Они требовали захватывающих произведений, им нужны были эпопея, оптимизм. Сартру – тоже, но на свой лад. На сей счет он объяснился в неизданных заметках: он отказывался от «предвзятой надежды». Писатель должен не обещать поющих завтрашних дней, но, изображая мир таким, каков он есть, пробуждать стремление изменить его. Чем убедительнее предлагаемая им картина, тем вернее он достигает цели: самое мрачное произведение не является пессимистичным, если оно взывает к свободе, выступает во благо свободы.
Я работала над своим эссе и занималась журналом «Тан модерн». Всякий раз, когда я открывала какую-нибудь рукопись, мне казалось, будто я пускаюсь в полное приключений путешествие. Я читала неизвестные во Франции английские и американские книги.
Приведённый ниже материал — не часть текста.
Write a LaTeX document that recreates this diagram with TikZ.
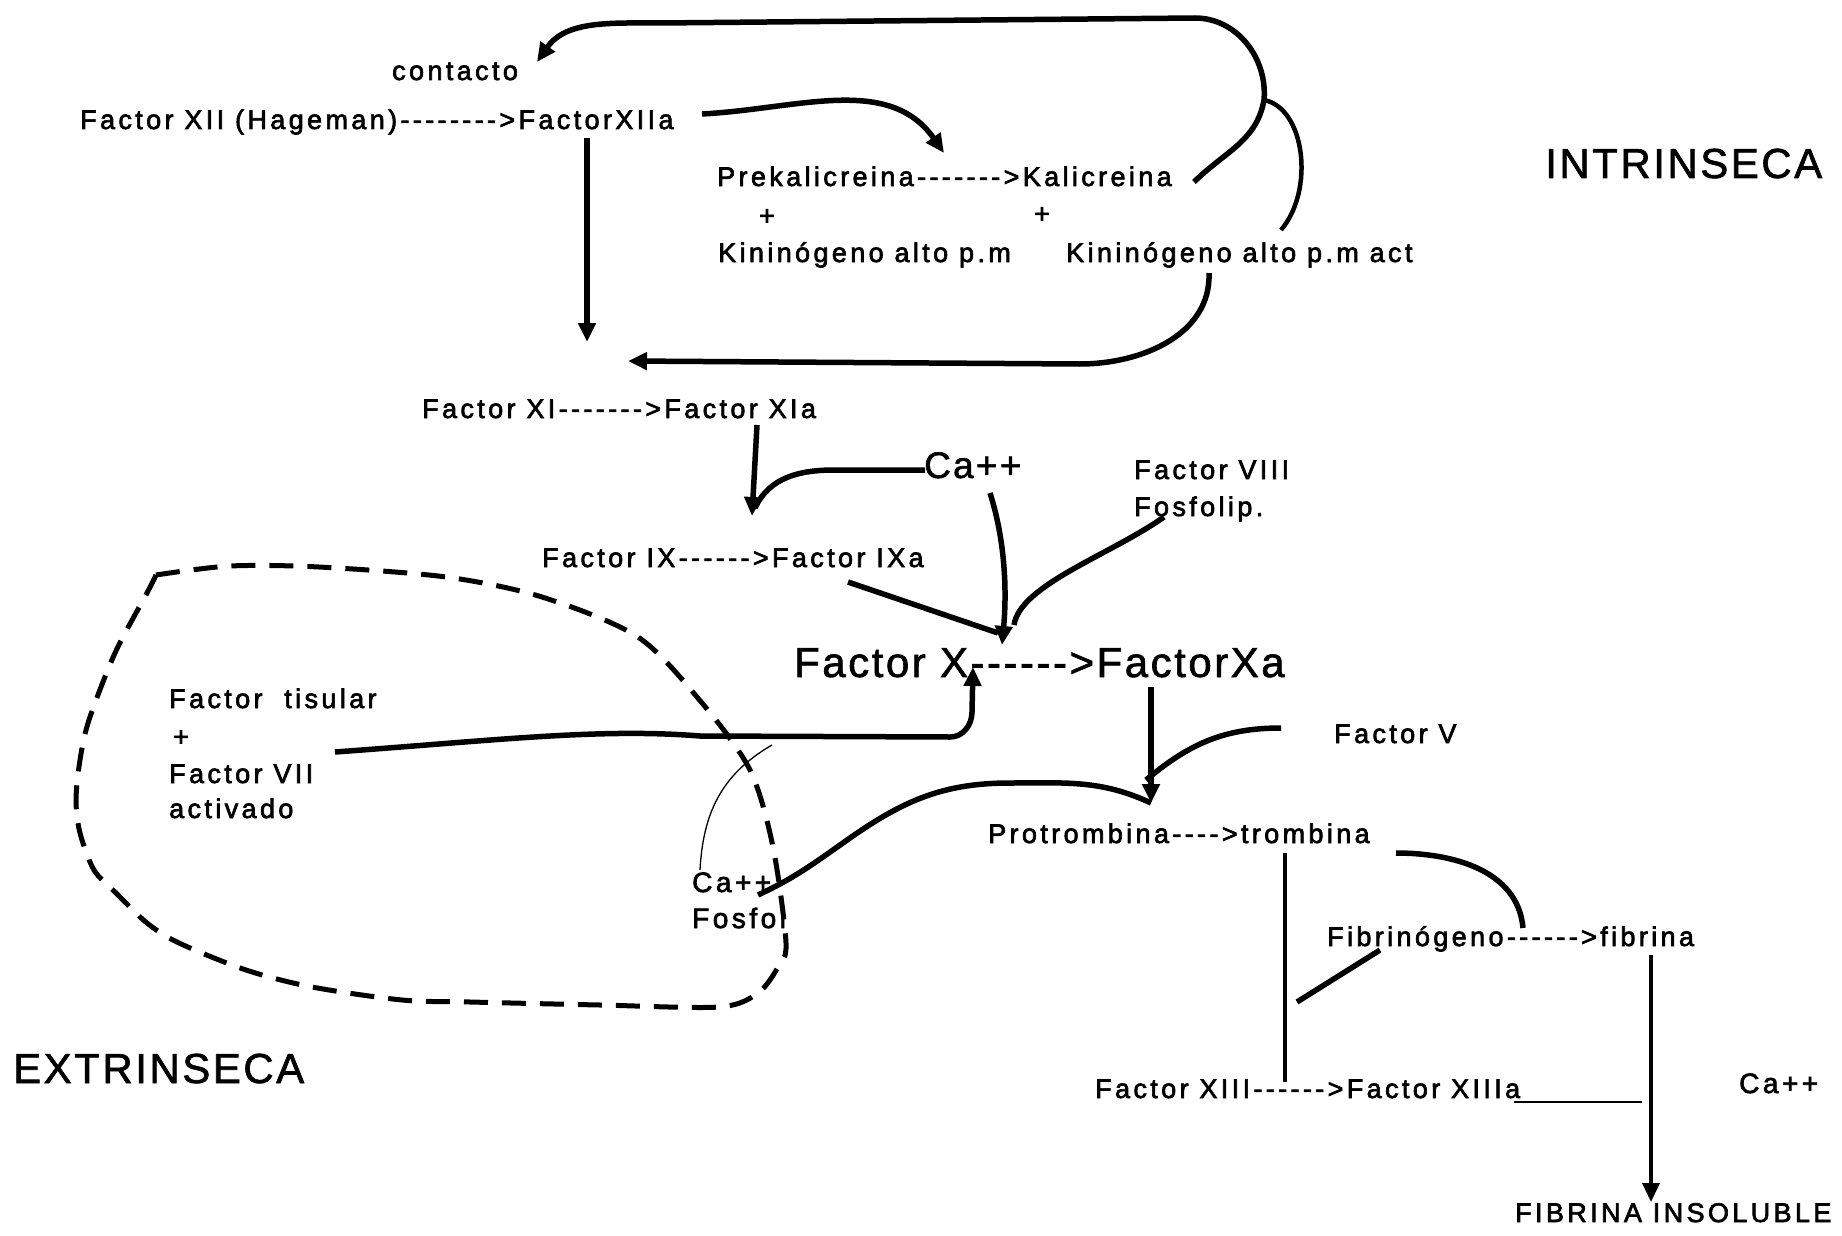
\documentclass[tikz,border=0pt]{standalone}
\usepackage{fontspec}
\setmainfont{Liberation Sans}
\newfontfamily\labface{Liberation Sans}[LetterSpace=12.5,FakeBold=2.5,Ligatures=TeXOff]
\newfontfamily\headface{Liberation Sans}[LetterSpace=6,FakeBold=1.5,Ligatures=TeXOff]
\usetikzlibrary{arrows.meta}

\begin{document}
\begin{tikzpicture}[x=1pt,y=-1pt,
    lab/.style={anchor=base west,inner sep=0pt,font=\labface\fontsize{27}{30}\selectfont},
    labca/.style={lab,font=\labface\fontsize{28}{32}\selectfont},
    head/.style={anchor=base west,inner sep=0pt,font=\headface\fontsize{42}{48}\selectfont},
    fat/.style={line width=5.5pt},
    med/.style={line width=3.5pt},
    tip/.style={-{Triangle[length=19pt,width=17pt]}}]
    \useasboundingbox (0,0) rectangle (1842,1236);

    % texts
    \path (392,80) node[lab] (contacto) {contacto};
    \path (80,129) node[lab] (fxii) {Factor XII (Hageman)-------->FactorXIIa};
    \path (717,186) node[lab] (preka) {Prekalicreina------->Kalicreina};
    \path (767,217) node[lab,anchor=center] (plusa) {+};
    \path (1042,215) node[lab,anchor=center] (plusb) {+};
    \path (718,262) node[lab] (kina) {Kininógeno alto p.m};
    \path (1066,262) node[lab] (kinb) {Kininógeno alto p.m act};
    \path (1545,178) node[head] (intr) {INTRINSECA};
    \path (422,418) node[lab] (fxi) {Factor XI------->Factor XIa};
    \path (924,478) node[head,font=\headface\fontsize{37}{42}\selectfont] (caa) {Ca++};
    \path (1134,479) node[lab] (fviii) {Factor VIII};
    \path (1134,516) node[lab] (fosfolip) {Fosfolip.};
    \path (542,567) node[lab] (fix) {Factor IX------>Factor IXa};
    \path (794,677) node[head] (fx) {Factor X------>FactorXa};
    \path (169,708) node[lab] (ftis) {Factor~~tisular};
    \path (181,738) node[lab,anchor=center] (ftplus) {+};
    \path (169,783) node[lab] (fvii) {Factor VII};
    \path (169,818) node[lab] (activ) {activado};
    \path (1334,743) node[lab] (fv) {Factor V};
    \path (988,843) node[lab] (protr) {Protrombina---->trombina};
    \path (692,892) node[labca] (cab) {Ca++};
    \path (692,928) node[labca] (fosfol) {Fosfol};
    \path (1327,946) node[lab] (fibr) {Fibrinógeno------>fibrina};
    \path (1095,1098) node[lab] (fxiii) {Factor XIII------>Factor XIIIa};
    \path (1739,1093) node[labca] (cac) {Ca++};
    \path (1515,1222) node[lab] (fins) {FIBRINA INSOLUBLE};
    \path (13,1083) node[head] (extr) {EXTRINSECA};

    % connector ends
    \coordinate (kalend) at (1194,182);
    \coordinate (loopjn) at (1264,100);
    \coordinate (conttip) at (537,62);
    \coordinate (kinbtop) at (1281,230);
    \coordinate (kinbbot) at (1209,273);
    \coordinate (xitip) at (628,361);
    \coordinate (xiiastart) at (702,114);
    \coordinate (prekatip) at (944,153);
    \coordinate (xiiadown) at (587,138);
    \coordinate (xitop) at (587,342);
    \coordinate (xiadown) at (757,425);
    \coordinate (ixtip) at (752,516);
    \coordinate (caaw) at (925,470);
    \coordinate (caabot) at (990,493);
    \coordinate (fxtip) at (1002,645);
    \coordinate (fosfmark) at (1164,517);
    \coordinate (fviiiend) at (1014,625);
    \coordinate (ixaout) at (848,582);
    \coordinate (ixaend) at (998,633);
    \coordinate (ftout) at (335,752);
    \coordinate (fxtipb) at (973,667);
    \coordinate (cabtop) at (700,870);
    \coordinate (cabend) at (772,745);
    \coordinate (cabplus) at (758,895);
    \coordinate (protrtip) at (1151,803);
    \coordinate (xadown) at (1151,687);
    \coordinate (fvw) at (1281,728);
    \coordinate (fvend) at (1146,780);
    \coordinate (trombdown) at (1285,853);
    \coordinate (xiiiup) at (1285,1082);
    \coordinate (trombout) at (1396,853);
    \coordinate (fibrin) at (1523,928);
    \coordinate (fibrdown) at (1380,950);
    \coordinate (fibrend) at (1297,1002);
    \coordinate (fibrinadown) at (1651,955);
    \coordinate (finstip) at (1651,1202);
    \coordinate (xiiiae) at (1514,1102);
    \coordinate (xiiiaend) at (1642,1102);

    % intrinseca
    \draw[fat,tip] (kalend) to[out=45,in=-100] (loopjn) to[out=85,in=0] (1195,18) -- (660,23) to[out=180,in=55] (conttip);
    \draw[line width=4.5pt] (loopjn) .. controls (1305,108) and (1315,190) .. (kinbtop);
    \draw[fat,tip] (kinbbot) to[out=-88,in=0] (1080,364) -- (xitip);
    \draw[fat,tip] (xiiastart) to[out=3,in=125] (prekatip);
    \draw[fat,tip] (xiiadown) -- (xitop);
    \draw[fat,tip] (xiadown) -- (ixtip);
    \draw[fat] (caaw) -- (835,470) to[out=180,in=65] (755,508);
    \draw[fat,tip] (caabot) .. controls (1005,540) and (1007,590) .. (fxtip);
    \draw[fat] (fosfmark) .. controls (1110,555) and (1020,585) .. (fviiiend);
    \draw[fat] (ixaout) -- (ixaend);

    % extrinseca
    \draw[fat,tip] (ftout) .. controls (500,740) and (600,728) .. (700,736) -- (950,737) to[out=0,in=-90] (972,712) -- (fxtipb);
    \draw[line width=5pt,dash pattern=on 24pt off 14pt] plot[smooth] coordinates {(156,575) (230,566) (319,567) (446,577) (542,597) (638,637) (702,703) (750,770) (773,847) (786,943) (778,967) (758,993) (719,1007) (600,1005) (470,1002) (402,1000) (312,987) (246,970) (179,943) (147,923) (116,893) (94,870) (80,833) (76,800) (80,760) (89,720) (115,653) (147,593) (156,575)};
    \draw[line width=1.3pt] (cabtop) .. controls (703,815) and (720,775) .. (cabend);
    \draw[fat] (cabplus) to[out=25,in=-145] (850,838) to[out=35,in=180] (1010,783) to[out=0,in=155] (protrtip);

    % comun
    \draw[fat,tip] (xadown) -- (protrtip);
    \draw[fat] (fvw) to[out=180,in=40] (fvend);
    \draw[med] (trombdown) -- (xiiiup);
    \draw[fat] (trombout) to[out=0,in=95] (fibrin);
    \draw[fat] (fibrdown) -- (fibrend);
    \draw[med,tip] (fibrinadown) -- (finstip);
    \draw[line width=1.5pt] (xiiiae) -- (xiiiaend);
\end{tikzpicture}
\end{document}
И каждый вторник присутствовала у Галлимара на конференции читателей, там случались забавные моменты, особенно когда Полан, со знанием дела раскритиковав какую-нибудь книгу, говорил в заключение: «Разумеется, ее надо печатать».
В ноябре я поехала в Голландию читать лекции. «Два года назад я весила на двадцать килограммов больше», – рассказывала мне молодая женщина, встречавшая меня на вокзале в Амстердаме. Все вкруг говорили о голоде. Парки были опустошены, деревья срубили, чтобы топить ими камины. Старая дама, водившая меня по Роттердаму, показала мне огромные пустыри: «Это бывшие кварталы, здесь стоял мой дом». От целого города остались одни развалины. Страна поднималась медленно, в витринах выставлялись лишь «искусственные» товары, в магазинах было пусто, для любой, самой малой покупки требовалась карточка: я вернулась в Париж с флоринами в кармане, мне не удалось их истратить.
Я знала, как голландцы сопротивлялись оккупации, и питала дружеские чувства к большинству из тех, с кем встречалась.
Через неделю ко мне присоединился Сартр. Он присутствовал на генеральной репетиции «Бара в сумерках»: полный провал. Мы вместе смотрели на картины Рембрандта, Вермеера: кусок красной стены, столь же волнующий, как любимая Прустом желтая стена. «Почему это так прекрасно?» – задавался вопросом Сартр; мы находились в поезде, катившем через вересковые заросли, и я слушала его с не притупившимся за пятнадцать лет любопытством. Как раз в связи с этими крашеными кирпичами ему в голову пришло определение искусства, которое спустя несколько недель он предложил в эссе «Что такое литература»: восприятие мира через свободу.